Russia’s T-Platforms shows MIPS-based SMARC board
T-Platforms is the parent company to Baikal Electronics JSC, a fabless developer of SoCs based on ARM and Imagination Technologies cores. The Baikal-T1 SoC is the world’s first silicon implementation of the MIPS Warrior P5600 core from Imagination and has a power consumption of less than 5W.
The computer module is intended to be used a daughter board building block so that customers can focus on creating application-specific carrier boards in areas such as transport control systems, industrial automation, healthcare and networking equipment.
The SF-BT1 module is based on the SMARC (Smart Mobility ARChitecture) v1.1 specification, a small form factor computer-on-module definition targeting applications that require low power, low costs, and high performance. The modules are already used in T-Platforms’ products for industrial automation and desktop computing.

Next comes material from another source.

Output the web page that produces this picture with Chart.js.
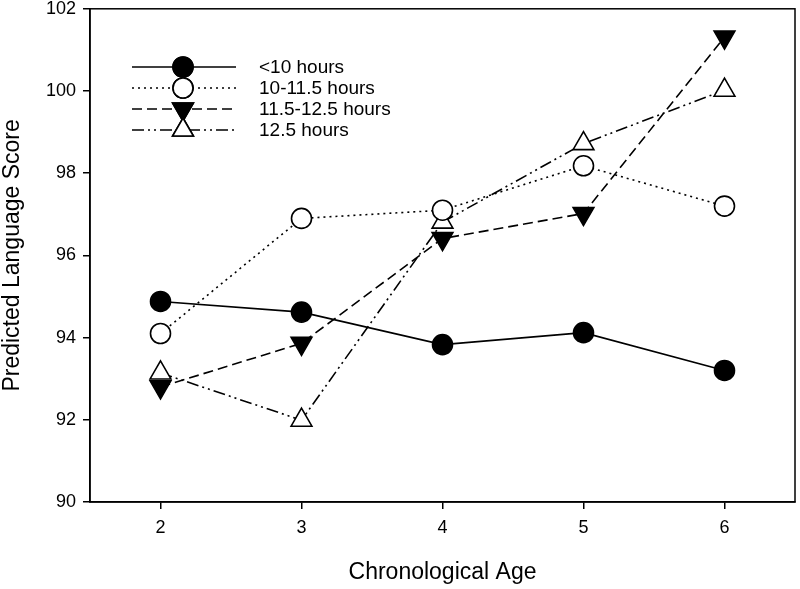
<!DOCTYPE html>
<html>
<head>
<meta charset="utf-8">
<script src="https://cdn.jsdelivr.net/npm/chart.js@4"></script>
<style>
  html, body { margin: 0; padding: 0; background: #fff; }
  #wrap { width: 800px; height: 589px; overflow: hidden; }
  #chart { display: block; margin-top: -9px; }
</style>
</head>
<body>
<div id="wrap"><canvas id="chart" width="800" height="598"></canvas></div>
<script>
const ages = [2, 3, 4, 5, 6];
const xTicks = [2, 3, 4, 5, 6];
const seriesNames = ["<10 hours", "10-11.5 hours", "11.5-12.5 hours", "12.5 hours"];
const under10 = [94.88, 94.62, 93.83, 94.12, 93.2];
const from10to115 = [94.1, 96.9, 97.1, 98.18, 97.2];
const from115to125 = [92.8, 93.86, 96.41, 97.02, 101.31];
const over125 = [93.14, 91.99, 96.81, 98.72, 100.02];

const pts = (vals) => vals.map((v, i) => ({ x: ages[i], y: v }));

function series(label, vals, dash, style, rot, fill) {
    return {
        label: label,
        data: pts(vals),
        borderColor: "#000",
        borderWidth: 1.6,
        borderDash: dash,
        pointStyle: style,
        rotation: rot,
        pointRadius: style === "circle" ? 10 : 12,
        pointBorderWidth: 1.6,
        pointBorderColor: "#000",
        pointBackgroundColor: fill,
        showLine: true,
        fill: false,
    };
}

// legend with line + marker, drawn from the dataset styles
// (canvas is shifted up 9px, so y positions include that offset)
const lineLegend = {
    id: "lineLegend",
    afterDatasetsDraw(chart) {
        const ctx = chart.ctx;
        chart.data.datasets.forEach((ds, i) => {
            const y = 76 + i * 21;
            ctx.save();
            ctx.strokeStyle = ds.borderColor;
            ctx.lineWidth = ds.borderWidth;
            ctx.setLineDash(ds.borderDash || []);
            ctx.beginPath();
            ctx.moveTo(132, y);
            ctx.lineTo(236, y);
            ctx.stroke();
            ctx.setLineDash([]);
            ctx.fillStyle = ds.pointBackgroundColor;
            Chart.helpers.drawPoint(ctx, {
                pointStyle: ds.pointStyle,
                rotation: ds.rotation,
                radius: ds.pointRadius,
                borderWidth: ds.pointBorderWidth,
            }, 183, y);
            ctx.fill();
            ctx.stroke();
            ctx.fillStyle = "#000";
            ctx.font = "19px 'Liberation Sans', Arial, sans-serif";
            ctx.textBaseline = "middle";
            ctx.textAlign = "left";
            ctx.fillText(ds.label, 259, y + 1);
            ctx.restore();
        });
    },
};

const frame = {
    id: "frame",
    afterDraw(chart) {
        const a = chart.chartArea;
        const ctx = chart.ctx;
        ctx.save();
        ctx.strokeStyle = "#000";
        ctx.lineWidth = 1.5;
        ctx.strokeRect(a.left, a.top, a.right - a.left, a.bottom - a.top);
        ctx.restore();
    },
};

const font = "'Liberation Sans', Arial, sans-serif";

new Chart(document.getElementById("chart").getContext("2d"), {
    type: "scatter",
    data: {
        datasets: [
            series(seriesNames[0], under10, [], "circle", 0, "#000"),
            series(seriesNames[1], from10to115, [2, 4], "circle", 0, "#fff"),
            series(seriesNames[2], from115to125, [10, 5], "triangle", 180, "#000"),
            series(seriesNames[3], over125, [12, 4, 2, 4, 2, 4], "triangle", 0, "#fff"),
        ],
    },
    options: {
        responsive: false,
        animation: false,
        layout: { autoPadding: false, padding: { top: 0, right: 5, left: 0, bottom: 0 } },
        plugins: {
            legend: { display: false },
            tooltip: { enabled: false },
        },
        scales: {
            x: {
                type: "linear",
                min: 1.5,
                max: 6.5,
                afterBuildTicks: (s) => { s.ticks = xTicks.map((v) => ({ value: v })); },
                afterFit: (s) => { s.height = 87; },
                grid: { display: true, drawOnChartArea: false, tickLength: 7, color: "#000", lineWidth: 1.5 },
                border: { display: true, color: "#000", width: 1.5 },
                ticks: { color: "#000", font: { size: 18, family: font }, padding: 8 },
                title: { display: true, text: "Chronological Age", color: "#000", font: { size: 23, family: font }, padding: { top: 0, bottom: 3 } },
            },
            y: {
                min: 90,
                max: 102,
                afterFit: (s) => { s.width = 90; },
                grid: { display: true, drawOnChartArea: false, tickLength: 7, color: "#000", lineWidth: 1.5 },
                border: { display: true, color: "#000", width: 1.5 },
                ticks: { stepSize: 2, color: "#000", font: { size: 18, family: font }, padding: 7 },
                title: { display: true, text: "Predicted Language Score", color: "#000", font: { size: 23, family: font, lineHeight: 1.1 }, padding: 0 },
            },
        },
    },
    plugins: [frame, lineLegend],
});
</script>
</body>
</html>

The module offers multiple interfaces for communication with active devices (10GbE and GbE, USB, PCIe), as well as interaction with sensors, relays and other terminal equipment (GPIO, UART, I2C, SPI). JTAG and EJTAG interfaces are included for diagnostic and debugging purposes. When in mass production, SF-BT1 modules will feature up to 8Gbytes of RAM and optional nonvolatile memory. The first production lot will be manufactured in Russia and is scheduled for delivery in 3Q16.
The virtualization technology present within the Warrior P-class CPU allows multiple Linux OS instances to run in parallel on the SF-BT1, each in its own domain protected from lateral data movement attacks. T-Platforms has demonstrated the running of the prplSecurity framework from the Prpl Foundation, a collection of open source APIs providing hardware-level security controls such as root of trust, secure boot, secure hypervisor and secure inter-vm communications.
T-Platforms is also using the SF-BT1 modules as developer kits. They come with 2Gbytes of RAM, software development tools, technical design guides, and sample carrier boards for testing purposes.
“We view this product as a cornerstone of an ecosystem we want to help building around Baikal CPUs, promoting and speeding up its adoption by the Russian and global development community,” said Vsevolod Opanasenko, CEO of T-Platforms in a press release issued by Baikal Electronics.